Genders is a static cluster configuration database used for configuration management. It allows grouping and addressing sets of hosts by attributes and is used by a variety of tools. The Genders database is a text file which is usually replicated on each node in a cluster.
Perl, Python, C, and C++ bindings are supplied with Genders, the respective packages provide man pages or other documentation describing the APIs.
To create the Genders database, follow the instructions and examples in
/etc/genders
and check
/usr/share/doc/packages/genders-base/TUTORIAL
.
Testing a configuration can be done with nodeattr
(for more information, see man 1 nodeattr
).
List of packages:
genders
genders-base
genders-devel
python-genders
genders-perl-compat
libgenders0
libgendersplusplus2
9 Updated Packages #
9.1 Support for Genders in pdsh #
Since Genders has been added to the HPC module, the
genders
plugin for pdsh
is now
supported.
At the same time, all host-list plugins to pdsh
have
been packaged separately to avoid conflicts due to identical options.
Host list plugins are no longer installed automatically. If, for
instance, the slurm
plugin has been used so far, it
must be installed separately after the update.
9.2 Lmod Has Been Updated to Version 7.6 #
Lmod (package lua-lmod
has been updated to version
7.6. This version is the minimum version that is required to work with
the SUSE-supplied HPC libraries.
9.3 Support for Intel Knights Mill CPUs in cpuid #
cpuid
has been updated to support Intel Knights Mill
CPUs (x86-64).
9.4 pdsh Has Been Updated to Version 2.33 #
pdsh
has been updated version 2.33. For more
information on the update, see the package change log.
9.5 ConMan Has Been Updated to Version 0.2.8 #
ConMan has been updated to version 0.2.8. For more information about the update, see the package change log.
9.6 Slurm Has Been Updated to Version 17.02.9 #
Slurm has been update to version 17.02.9. This update is recommended as it contains a security update to fix CVE-2017-15566. For more information about the update, see the package change log.
To make it possible to keep older versions of this library installed,
with this version, the libslurm
and
libslurmdb
have been split from the
slurm
base package.
Together with the updated version, the deprecated package
slurm-sched-wiki
has been removed. This package was
only relevant in connection with the MOAB and MAUI schedulers which were
never shipped with SUSE Linux Enterprise.

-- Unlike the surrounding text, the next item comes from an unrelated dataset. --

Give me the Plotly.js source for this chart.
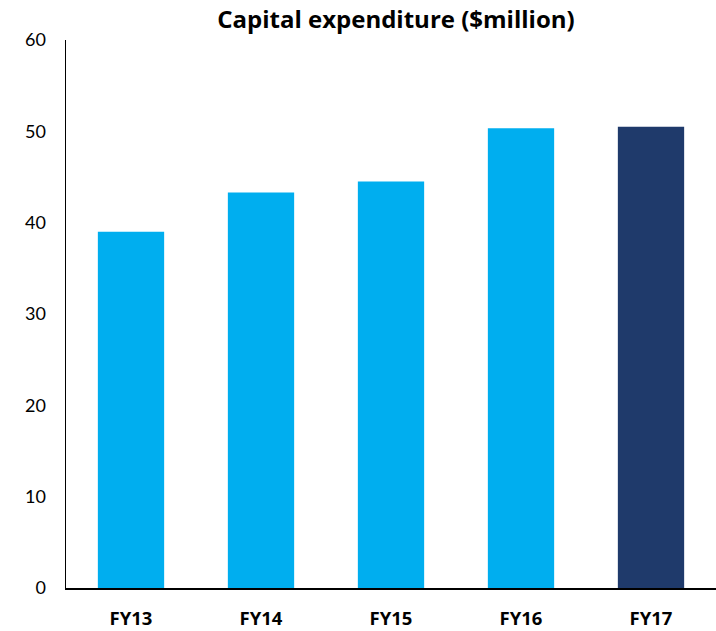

The subpackage slurm-torque
has been newly
introduced: It provides a Torque-like set of commands to Slurm for users
switching from Torque.
When updating Slurm, the configuration file needs to be updated: In
/etc/slurm/slurm.conf
set:
SlurmctldPidFile=/var/run/slurm/slurmctld.pid
SlurmdPidFile=/var/run/slurm/slurmd.pid
10 Legal Notices #
SUSE makes no representations or warranties with respect to the contents or use of this documentation, and specifically disclaims any express or implied warranties of merchantability or fitness for any particular purpose. Further, SUSE reserves the right to revise this publication and to make changes to its content, at any time, without the obligation to notify any person or entity of such revisions or changes.
Further, SUSE makes no representations or warranties with respect to any software, and specifically disclaims any express or implied warranties of merchantability or fitness for any particular purpose. Further, SUSE reserves the right to make changes to any and all parts of SUSE software, at any time, without any obligation to notify any person or entity of such changes.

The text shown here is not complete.